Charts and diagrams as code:

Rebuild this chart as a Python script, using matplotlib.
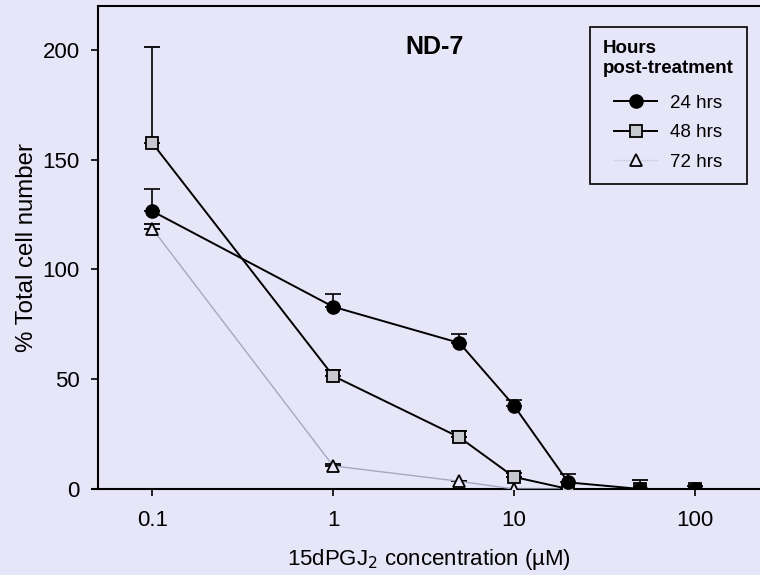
import numpy as np
import matplotlib
matplotlib.use('Agg')
import matplotlib.pyplot as plt
from matplotlib.lines import Line2D
from matplotlib.offsetbox import HPacker, DrawingArea
from matplotlib.ticker import FixedLocator, NullLocator, FixedFormatter

plt.rcParams['font.family'] = ['Liberation Sans', 'DejaVu Sans']

BG = '#e6e6f8'

conc = [0.1, 1, 5, 10, 20, 50, 100]

h24 = [126.5, 83, 66.5, 38, 3, 0, 0]
h24_err = [10, 6, 4, 2.5, 4, 0, 0]
h48 = [157.5, 51.5, 23.5, 5.5, 0, 0, 0]
h48_err = [44, 2.5, 3, 2, 0, 4, 1.5]
h72 = [118.5, 10.5, 3.5, 0, 0, 0, 0]
h72_err = [2, 1, 0, 0, 0, 0, 0]

x_ticks = [0.1, 1, 10, 100]
x_ticklabels = ['0.1', '1', '10', '100']
y_ticks = [0, 50, 100, 150, 200]

STYLE_24 = dict(color='black', lw=1.4, marker='o', ms=9.5, mfc='black', mec='black')
STYLE_48 = dict(color='black', lw=1.4, marker='s', ms=8, mfc='#c8c8d0', mec='black', mew=1.3)
STYLE_72 = dict(color='#a6a8c2', lw=1.0, marker='^', ms=8.5, mfc=BG, mec='black', mew=1.3)

fig = plt.figure(figsize=(7.6, 5.75), dpi=100, facecolor=BG)
ax = fig.add_axes([0.129, 0.1496, 0.871, 0.84])
ax.set_facecolor(BG)

def series(y, err, style, z):
    lower = np.zeros(len(err))
    ax.errorbar(conc, y, yerr=[lower, err], capsize=6, capthick=1.2,
                elinewidth=1.2, ecolor='black', zorder=z, **style)

series(h72, h72_err, STYLE_72, 3)
series(h48, h48_err, STYLE_48, 4)
series(h24, h24_err, STYLE_24, 5)

ax.set_xscale('log')
ax.set_xlim(0.05, 230)
ax.set_ylim(0, 220)
ax.xaxis.set_major_locator(FixedLocator(x_ticks))
ax.xaxis.set_major_formatter(FixedFormatter(x_ticklabels))
ax.xaxis.set_minor_locator(NullLocator())
ax.set_yticks(y_ticks)
ax.tick_params(direction='out', length=5, width=1.2, labelsize=16)
ax.tick_params(axis='y', pad=8)
ax.tick_params(axis='x', pad=10)

for s in ['top', 'left', 'bottom']:
    ax.spines[s].set_linewidth(1.5)
ax.spines['right'].set_visible(False)
# x axis line runs a little past the y axis, sigmaplot style
ax.spines['bottom'].set_bounds(0.0465, 230)

ax.set_xlabel('15dPGJ$_2$ concentration (\u00b5M)', fontsize=16, labelpad=12)
ax.set_ylabel('% Total cell number', fontsize=17.3, labelpad=3.5)
ax.text(0.509, 0.915, 'ND-7', transform=ax.transAxes, ha='center',
        va='center', fontsize=18, fontweight='bold')

handles = [Line2D([], [], **STYLE_24), Line2D([], [], **STYLE_48),
           Line2D([], [], **{**STYLE_72, 'color': '#d4d4e8'})]
labels = ['24 hrs', '48 hrs', '72 hrs']
leg = ax.legend(handles, labels, title='Hours\npost-treatment',
                loc='upper left', bbox_to_anchor=(0.743, 0.9565),
                fontsize=13.5, title_fontsize=13.5, frameon=True,
                fancybox=False, edgecolor='black', facecolor=BG,
                framealpha=1, handlelength=2.3, handletextpad=0.7,
                labelspacing=0.65, borderpad=0.7, borderaxespad=0)
leg.get_frame().set_linewidth(1.2)
leg.get_title().set_fontweight('bold')
# entries sit indented under the title
box = leg._legend_box
box.align = 'left'
indented = HPacker(pad=0, sep=0, align='baseline',
                   children=[DrawingArea(8, 1), leg._legend_handle_box])
box._children = [leg._legend_title_box, indented]
box.sep = 13

fig.savefig('out.png', dpi=100, facecolor=BG)
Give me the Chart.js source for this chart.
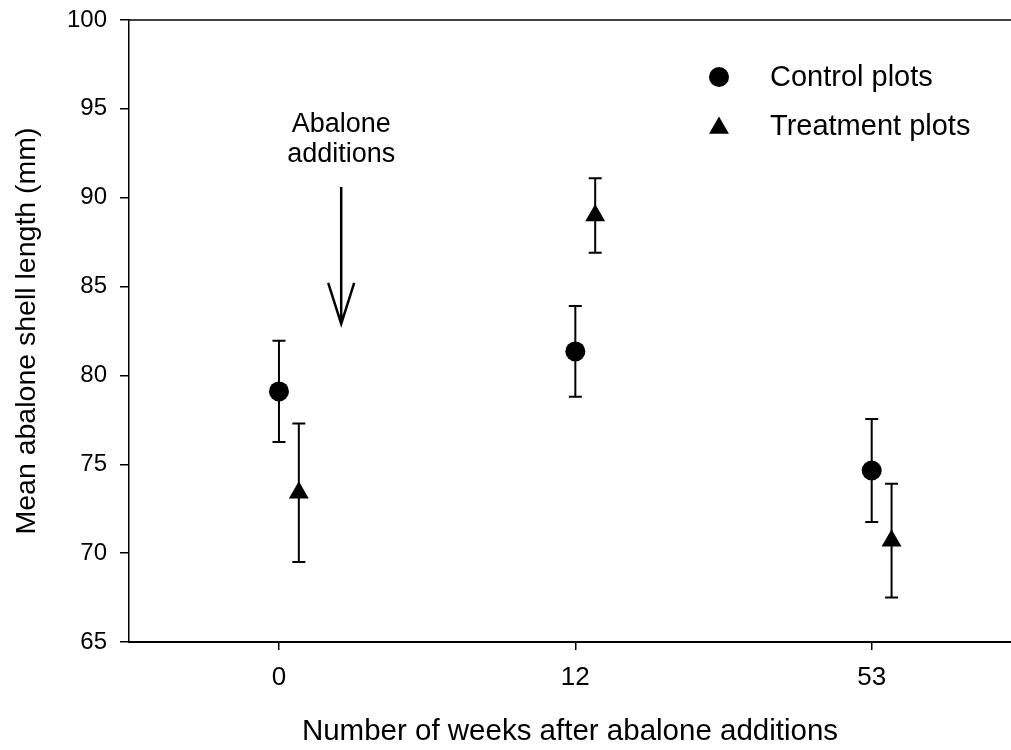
<!DOCTYPE html>
<html>
<head>
<meta charset="utf-8">
<script src="https://cdn.jsdelivr.net/npm/chart.js@4.4.1/dist/chart.umd.min.js"></script>
<style>
  html, body { margin: 0; padding: 0; background: #fff; overflow: hidden; }
  #wrap { width: 1011px; height: 750px; position: relative; }
  canvas { display: block; }
</style>
</head>
<body>
<div id="wrap"><canvas id="chart"></canvas></div>
<script>
// data
const weeks = ["0", "12", "53"];
const controlMean = [79.1, 81.35, 74.65];
const controlErr = [2.85, 2.55, 2.9];
const treatmentMean = [73.4, 89.0, 70.7];
const treatmentErr = [3.9, 2.1, 3.2];
const yTicks = [65, 70, 75, 80, 85, 90, 95, 100];
const seriesNames = ["Control plots", "Treatment plots"];
const noteLines = ["Abalone", "additions"];

const FONT = "'Liberation Sans', Arial, sans-serif";
Chart.defaults.font.family = FONT;
Chart.defaults.color = "#000";

// treatment points sit a little right of each week
const SHIFT = 0.067;

const errorBars = {
  id: "errorBars",
  beforeDatasetsDraw(chart) {
    const { ctx, scales: { x, y } } = chart;
    ctx.save();
    ctx.strokeStyle = "#000";
    ctx.lineWidth = 2;
    chart.data.datasets.forEach((ds) => {
      ds.data.forEach((pt, i) => {
        const px = x.getPixelForValue(pt.x);
        const top = y.getPixelForValue(pt.y + ds.errors[i]);
        const bot = y.getPixelForValue(pt.y - ds.errors[i]);
        ctx.beginPath();
        ctx.moveTo(px, top);
        ctx.lineTo(px, bot);
        ctx.moveTo(px - 6.5, top);
        ctx.lineTo(px + 6.5, top);
        ctx.moveTo(px - 6.5, bot);
        ctx.lineTo(px + 6.5, bot);
        ctx.stroke();
      });
    });
    ctx.restore();
  }
};

function triangle(ctx, cx, cy, r) {
  ctx.beginPath();
  ctx.moveTo(cx, cy - r);
  ctx.lineTo(cx + r * 0.866, cy + r * 0.5);
  ctx.lineTo(cx - r * 0.866, cy + r * 0.5);
  ctx.closePath();
  ctx.fill();
}

const extras = {
  id: "extras",
  afterDraw(chart) {
    const { ctx, chartArea: a, scales: { x, y } } = chart;
    ctx.save();
    ctx.strokeStyle = "#000";
    ctx.fillStyle = "#000";

    // top frame line
    ctx.lineWidth = 1.5;
    ctx.beginPath();
    ctx.moveTo(a.left, a.top);
    ctx.lineTo(a.right, a.top);
    ctx.stroke();

    // legend
    const lx = a.left + 590;
    ctx.beginPath();
    ctx.arc(lx, a.top + 57, 10, 0, Math.PI * 2);
    ctx.fill();
    triangle(ctx, lx, a.top + 108, 11.5);
    ctx.font = "29px " + FONT;
    ctx.textBaseline = "middle";
    ctx.textAlign = "left";
    ctx.fillText(seriesNames[0], lx + 51, a.top + 58);
    ctx.fillText(seriesNames[1], lx + 51, a.top + 107);

    // arrow annotation
    const ax = x.getPixelForValue(0.21);
    ctx.font = "27px " + FONT;
    ctx.textAlign = "center";
    ctx.textBaseline = "alphabetic";
    ctx.fillText(noteLines[0], ax, y.getPixelForValue(93.7));
    ctx.fillText(noteLines[1], ax, y.getPixelForValue(92.0));
    const tail = y.getPixelForValue(90.6);
    const tip = y.getPixelForValue(82.9);
    ctx.lineWidth = 2.5;
    ctx.beginPath();
    ctx.moveTo(ax, tail);
    ctx.lineTo(ax, tip);
    ctx.moveTo(ax - 13, tip - 41);
    ctx.lineTo(ax, tip);
    ctx.lineTo(ax + 13, tip - 41);
    ctx.stroke();
    ctx.restore();
  }
};

new Chart(document.getElementById("chart"), {
  type: "scatter",
  data: {
    datasets: [
      {
        label: seriesNames[0],
        data: controlMean.map((v, i) => ({ x: i, y: v })),
        errors: controlErr,
        pointStyle: "circle",
        pointRadius: 10,
        backgroundColor: "#000",
        borderWidth: 0
      },
      {
        label: seriesNames[1],
        data: treatmentMean.map((v, i) => ({ x: i + SHIFT, y: v })),
        errors: treatmentErr,
        pointStyle: "triangle",
        pointRadius: 11.5,
        backgroundColor: "#000",
        borderWidth: 0
      }
    ]
  },
  options: {
    responsive: true,
    maintainAspectRatio: false,
    animation: false,
    layout: { autoPadding: false, padding: { top: 20, left: 0, right: 0, bottom: 0 } },
    plugins: {
      legend: { display: false },
      tooltip: { enabled: false }
    },
    scales: {
      x: {
        type: "linear",
        min: -0.506,
        max: 2.47,
        afterBuildTicks: (s) => { s.ticks = weeks.map((_, i) => ({ value: i })); },
        afterFit: (s) => {
          s.height = 108;
          s.paddingLeft = 0;
          s.paddingRight = 0;
        },
        ticks: {
          callback: (v) => weeks[v],
          font: { size: 26 },
          padding: 12,
          maxRotation: 0
        },
        grid: { drawOnChartArea: false, tickLength: 8, color: "#000", lineWidth: 1.5 },
        border: { color: "#000", width: 2 },
        title: {
          display: true,
          text: "Number of weeks after abalone additions",
          font: { size: 29.5 },
          padding: { top: 0, bottom: 0 }
        }
      },
      y: {
        min: 65,
        max: 100,
        afterBuildTicks: (s) => { s.ticks = yTicks.map((v) => ({ value: v })); },
        afterFit: (s) => {
          s.width = 129;
          s.paddingTop = 0;
          s.paddingBottom = 0;
        },
        ticks: { font: { size: 24 }, padding: 13 },
        grid: { drawOnChartArea: false, tickLength: 9, color: "#000", lineWidth: 1.5 },
        border: { color: "#000", width: 1.5 },
        title: {
          display: true,
          text: "Mean abalone shell length (mm)",
          font: { size: 28.5 },
          padding: { top: 10, bottom: 0 }
        }
      }
    }
  },
  plugins: [errorBars, extras]
});
</script>
</body>
</html>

:: Given problem ::
Identify every line holding the word "script" and copy it out.

:: Written response ::
Rebuild this chart as a Python script, using matplotlib.
<script src="https://cdn.jsdelivr.net/npm/chart.js@4.4.1/dist/chart.umd.min.js"></script>
<script>
</script>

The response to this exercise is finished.